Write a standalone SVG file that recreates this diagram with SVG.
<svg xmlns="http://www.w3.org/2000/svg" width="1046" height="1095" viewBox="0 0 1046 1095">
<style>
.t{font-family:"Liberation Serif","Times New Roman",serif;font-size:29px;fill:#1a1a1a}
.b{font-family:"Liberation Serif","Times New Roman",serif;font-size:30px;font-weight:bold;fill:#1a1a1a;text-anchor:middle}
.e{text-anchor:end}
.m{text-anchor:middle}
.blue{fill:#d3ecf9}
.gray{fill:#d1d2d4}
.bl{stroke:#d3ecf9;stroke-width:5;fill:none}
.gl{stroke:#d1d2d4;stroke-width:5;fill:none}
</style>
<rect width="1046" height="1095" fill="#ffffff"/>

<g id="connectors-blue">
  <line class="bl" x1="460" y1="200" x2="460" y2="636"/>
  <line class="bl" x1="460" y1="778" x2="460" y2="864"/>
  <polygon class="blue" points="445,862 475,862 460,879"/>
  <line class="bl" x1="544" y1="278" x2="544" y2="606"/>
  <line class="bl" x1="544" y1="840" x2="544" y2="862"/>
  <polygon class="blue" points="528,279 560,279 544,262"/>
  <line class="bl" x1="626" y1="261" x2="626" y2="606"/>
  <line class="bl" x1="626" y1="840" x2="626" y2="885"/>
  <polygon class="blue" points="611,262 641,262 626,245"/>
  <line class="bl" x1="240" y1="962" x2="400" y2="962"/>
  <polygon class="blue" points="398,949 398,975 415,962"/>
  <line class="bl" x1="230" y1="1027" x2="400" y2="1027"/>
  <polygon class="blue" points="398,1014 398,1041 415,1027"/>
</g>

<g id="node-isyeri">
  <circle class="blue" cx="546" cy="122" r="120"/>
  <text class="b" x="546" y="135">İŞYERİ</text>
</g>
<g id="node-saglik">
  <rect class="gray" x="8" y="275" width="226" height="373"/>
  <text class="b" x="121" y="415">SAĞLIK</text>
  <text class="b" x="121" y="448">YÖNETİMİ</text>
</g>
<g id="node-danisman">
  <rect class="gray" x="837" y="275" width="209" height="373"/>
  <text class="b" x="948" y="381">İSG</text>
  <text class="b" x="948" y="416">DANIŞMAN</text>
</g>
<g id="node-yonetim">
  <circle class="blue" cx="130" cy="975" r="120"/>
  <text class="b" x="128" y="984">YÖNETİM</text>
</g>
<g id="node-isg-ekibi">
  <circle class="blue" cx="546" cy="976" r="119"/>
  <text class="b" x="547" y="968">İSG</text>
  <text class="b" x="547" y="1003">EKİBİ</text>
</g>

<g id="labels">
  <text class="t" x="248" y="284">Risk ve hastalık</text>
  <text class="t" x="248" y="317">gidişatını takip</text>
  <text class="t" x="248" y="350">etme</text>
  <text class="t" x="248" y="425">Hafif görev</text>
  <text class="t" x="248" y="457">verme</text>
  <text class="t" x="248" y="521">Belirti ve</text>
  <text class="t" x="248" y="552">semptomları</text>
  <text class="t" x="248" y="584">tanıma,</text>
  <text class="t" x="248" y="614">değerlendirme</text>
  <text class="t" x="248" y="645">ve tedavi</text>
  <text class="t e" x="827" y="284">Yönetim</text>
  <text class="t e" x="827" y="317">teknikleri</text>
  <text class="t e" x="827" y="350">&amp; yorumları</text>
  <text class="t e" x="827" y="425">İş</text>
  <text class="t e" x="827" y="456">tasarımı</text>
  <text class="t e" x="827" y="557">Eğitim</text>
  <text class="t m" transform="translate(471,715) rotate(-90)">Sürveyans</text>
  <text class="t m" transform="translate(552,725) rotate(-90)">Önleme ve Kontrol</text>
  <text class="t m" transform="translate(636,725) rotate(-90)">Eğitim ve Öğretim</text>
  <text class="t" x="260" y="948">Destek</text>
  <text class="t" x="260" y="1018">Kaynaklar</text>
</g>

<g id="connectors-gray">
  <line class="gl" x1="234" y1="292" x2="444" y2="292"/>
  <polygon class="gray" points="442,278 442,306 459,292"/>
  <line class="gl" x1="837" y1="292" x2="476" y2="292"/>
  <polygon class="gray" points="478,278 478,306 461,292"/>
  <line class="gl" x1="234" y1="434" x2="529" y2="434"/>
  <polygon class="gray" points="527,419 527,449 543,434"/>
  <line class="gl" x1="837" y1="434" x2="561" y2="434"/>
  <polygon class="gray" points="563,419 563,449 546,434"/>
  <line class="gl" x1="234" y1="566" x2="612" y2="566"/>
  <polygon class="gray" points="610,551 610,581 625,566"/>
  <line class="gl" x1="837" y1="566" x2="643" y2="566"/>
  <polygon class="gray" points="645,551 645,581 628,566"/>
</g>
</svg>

========

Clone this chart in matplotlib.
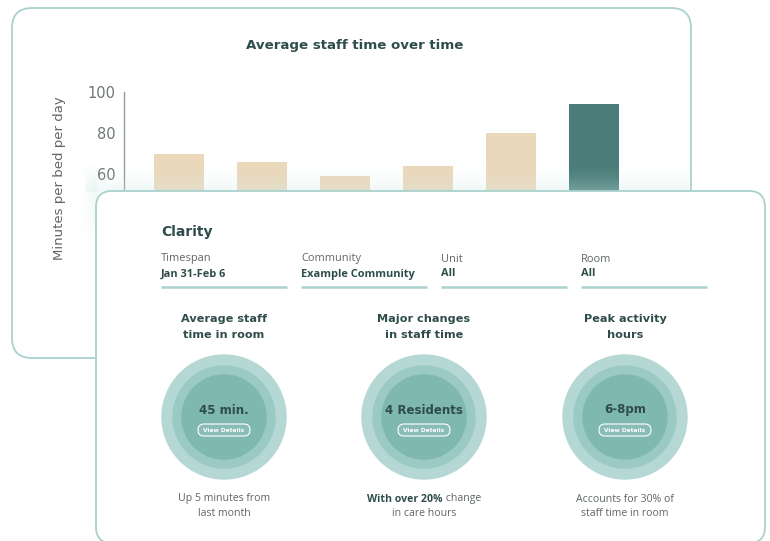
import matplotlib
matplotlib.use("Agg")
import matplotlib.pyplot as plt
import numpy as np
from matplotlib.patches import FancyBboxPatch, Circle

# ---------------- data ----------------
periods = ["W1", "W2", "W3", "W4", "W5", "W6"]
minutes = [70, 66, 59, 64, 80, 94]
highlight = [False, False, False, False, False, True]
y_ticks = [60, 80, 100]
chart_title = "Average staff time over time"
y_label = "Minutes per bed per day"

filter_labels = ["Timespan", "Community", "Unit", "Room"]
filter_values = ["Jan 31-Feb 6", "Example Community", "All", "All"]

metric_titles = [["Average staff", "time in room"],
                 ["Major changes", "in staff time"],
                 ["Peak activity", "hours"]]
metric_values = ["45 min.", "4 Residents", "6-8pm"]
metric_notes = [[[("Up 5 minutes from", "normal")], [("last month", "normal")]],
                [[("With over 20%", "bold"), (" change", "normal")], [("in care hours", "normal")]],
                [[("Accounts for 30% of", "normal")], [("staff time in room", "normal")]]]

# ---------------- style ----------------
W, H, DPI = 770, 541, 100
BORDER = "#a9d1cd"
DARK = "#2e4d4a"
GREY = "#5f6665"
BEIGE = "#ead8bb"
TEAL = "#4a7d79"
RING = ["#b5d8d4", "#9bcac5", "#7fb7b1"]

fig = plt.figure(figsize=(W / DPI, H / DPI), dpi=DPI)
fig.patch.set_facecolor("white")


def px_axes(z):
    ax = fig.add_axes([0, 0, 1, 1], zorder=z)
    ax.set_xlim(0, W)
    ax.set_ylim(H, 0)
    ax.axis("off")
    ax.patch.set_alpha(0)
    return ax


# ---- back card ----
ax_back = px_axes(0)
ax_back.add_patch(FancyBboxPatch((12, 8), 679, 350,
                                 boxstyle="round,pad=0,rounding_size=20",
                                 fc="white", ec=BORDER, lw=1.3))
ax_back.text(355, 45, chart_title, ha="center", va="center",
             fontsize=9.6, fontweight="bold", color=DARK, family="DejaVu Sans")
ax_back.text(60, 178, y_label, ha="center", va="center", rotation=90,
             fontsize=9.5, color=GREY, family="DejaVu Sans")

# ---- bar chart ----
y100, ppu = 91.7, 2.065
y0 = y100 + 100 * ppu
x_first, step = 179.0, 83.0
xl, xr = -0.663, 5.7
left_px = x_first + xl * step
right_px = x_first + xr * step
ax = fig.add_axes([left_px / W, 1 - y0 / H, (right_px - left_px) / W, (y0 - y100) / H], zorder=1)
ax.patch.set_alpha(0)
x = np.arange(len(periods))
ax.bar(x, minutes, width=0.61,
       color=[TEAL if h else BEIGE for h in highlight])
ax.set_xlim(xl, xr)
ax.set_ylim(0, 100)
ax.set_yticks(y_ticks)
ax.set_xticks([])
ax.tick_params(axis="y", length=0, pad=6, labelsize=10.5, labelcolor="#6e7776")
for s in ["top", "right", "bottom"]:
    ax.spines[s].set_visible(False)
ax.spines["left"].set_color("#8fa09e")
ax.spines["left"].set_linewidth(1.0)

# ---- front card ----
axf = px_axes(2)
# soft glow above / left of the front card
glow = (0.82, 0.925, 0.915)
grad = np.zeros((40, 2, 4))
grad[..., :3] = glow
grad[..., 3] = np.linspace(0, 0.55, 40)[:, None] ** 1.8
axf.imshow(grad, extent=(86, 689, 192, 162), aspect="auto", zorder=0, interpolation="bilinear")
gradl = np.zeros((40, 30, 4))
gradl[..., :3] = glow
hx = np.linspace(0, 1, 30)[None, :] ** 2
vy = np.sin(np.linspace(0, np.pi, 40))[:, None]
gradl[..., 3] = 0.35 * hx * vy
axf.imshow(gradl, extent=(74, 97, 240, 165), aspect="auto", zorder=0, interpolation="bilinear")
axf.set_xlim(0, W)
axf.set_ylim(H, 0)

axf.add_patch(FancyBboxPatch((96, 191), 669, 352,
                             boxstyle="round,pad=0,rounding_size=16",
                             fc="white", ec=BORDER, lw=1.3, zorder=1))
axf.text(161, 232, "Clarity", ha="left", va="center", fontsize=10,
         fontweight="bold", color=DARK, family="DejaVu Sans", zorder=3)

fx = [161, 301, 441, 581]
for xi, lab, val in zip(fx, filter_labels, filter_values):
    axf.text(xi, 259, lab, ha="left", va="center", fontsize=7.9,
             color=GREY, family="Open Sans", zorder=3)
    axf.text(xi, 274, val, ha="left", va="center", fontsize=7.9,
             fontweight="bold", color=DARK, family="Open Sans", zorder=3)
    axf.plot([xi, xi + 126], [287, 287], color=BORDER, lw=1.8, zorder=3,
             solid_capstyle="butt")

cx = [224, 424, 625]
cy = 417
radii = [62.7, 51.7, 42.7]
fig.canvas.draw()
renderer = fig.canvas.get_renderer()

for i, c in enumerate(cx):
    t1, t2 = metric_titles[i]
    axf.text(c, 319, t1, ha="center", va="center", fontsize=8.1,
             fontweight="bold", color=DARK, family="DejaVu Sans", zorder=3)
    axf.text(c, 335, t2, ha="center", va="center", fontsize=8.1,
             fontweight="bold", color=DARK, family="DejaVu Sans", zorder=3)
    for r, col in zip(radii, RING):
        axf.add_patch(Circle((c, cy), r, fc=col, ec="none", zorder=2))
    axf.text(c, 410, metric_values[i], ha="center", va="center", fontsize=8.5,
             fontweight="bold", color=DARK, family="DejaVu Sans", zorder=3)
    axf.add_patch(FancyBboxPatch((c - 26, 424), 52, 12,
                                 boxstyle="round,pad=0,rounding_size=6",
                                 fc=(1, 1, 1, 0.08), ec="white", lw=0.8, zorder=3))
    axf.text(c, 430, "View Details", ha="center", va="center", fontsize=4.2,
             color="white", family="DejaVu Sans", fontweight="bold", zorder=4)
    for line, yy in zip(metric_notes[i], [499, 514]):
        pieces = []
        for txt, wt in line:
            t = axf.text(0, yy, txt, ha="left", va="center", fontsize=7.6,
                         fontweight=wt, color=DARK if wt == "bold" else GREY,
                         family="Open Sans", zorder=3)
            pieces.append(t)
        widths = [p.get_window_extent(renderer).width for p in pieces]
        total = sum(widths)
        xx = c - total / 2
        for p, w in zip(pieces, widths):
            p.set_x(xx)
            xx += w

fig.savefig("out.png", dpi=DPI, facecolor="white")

========

[What the task requires] Include both the line containing "Clone this chart in matplotlib." and the line containing "from matplotlib.patches import" when you write out everything between them, exactly. Leave the pictures out.

[Answer to the problem]
Clone this chart in matplotlib.
import matplotlib
matplotlib.use("Agg")
import matplotlib.pyplot as plt
import numpy as np
from matplotlib.patches import FancyBboxPatch, Circle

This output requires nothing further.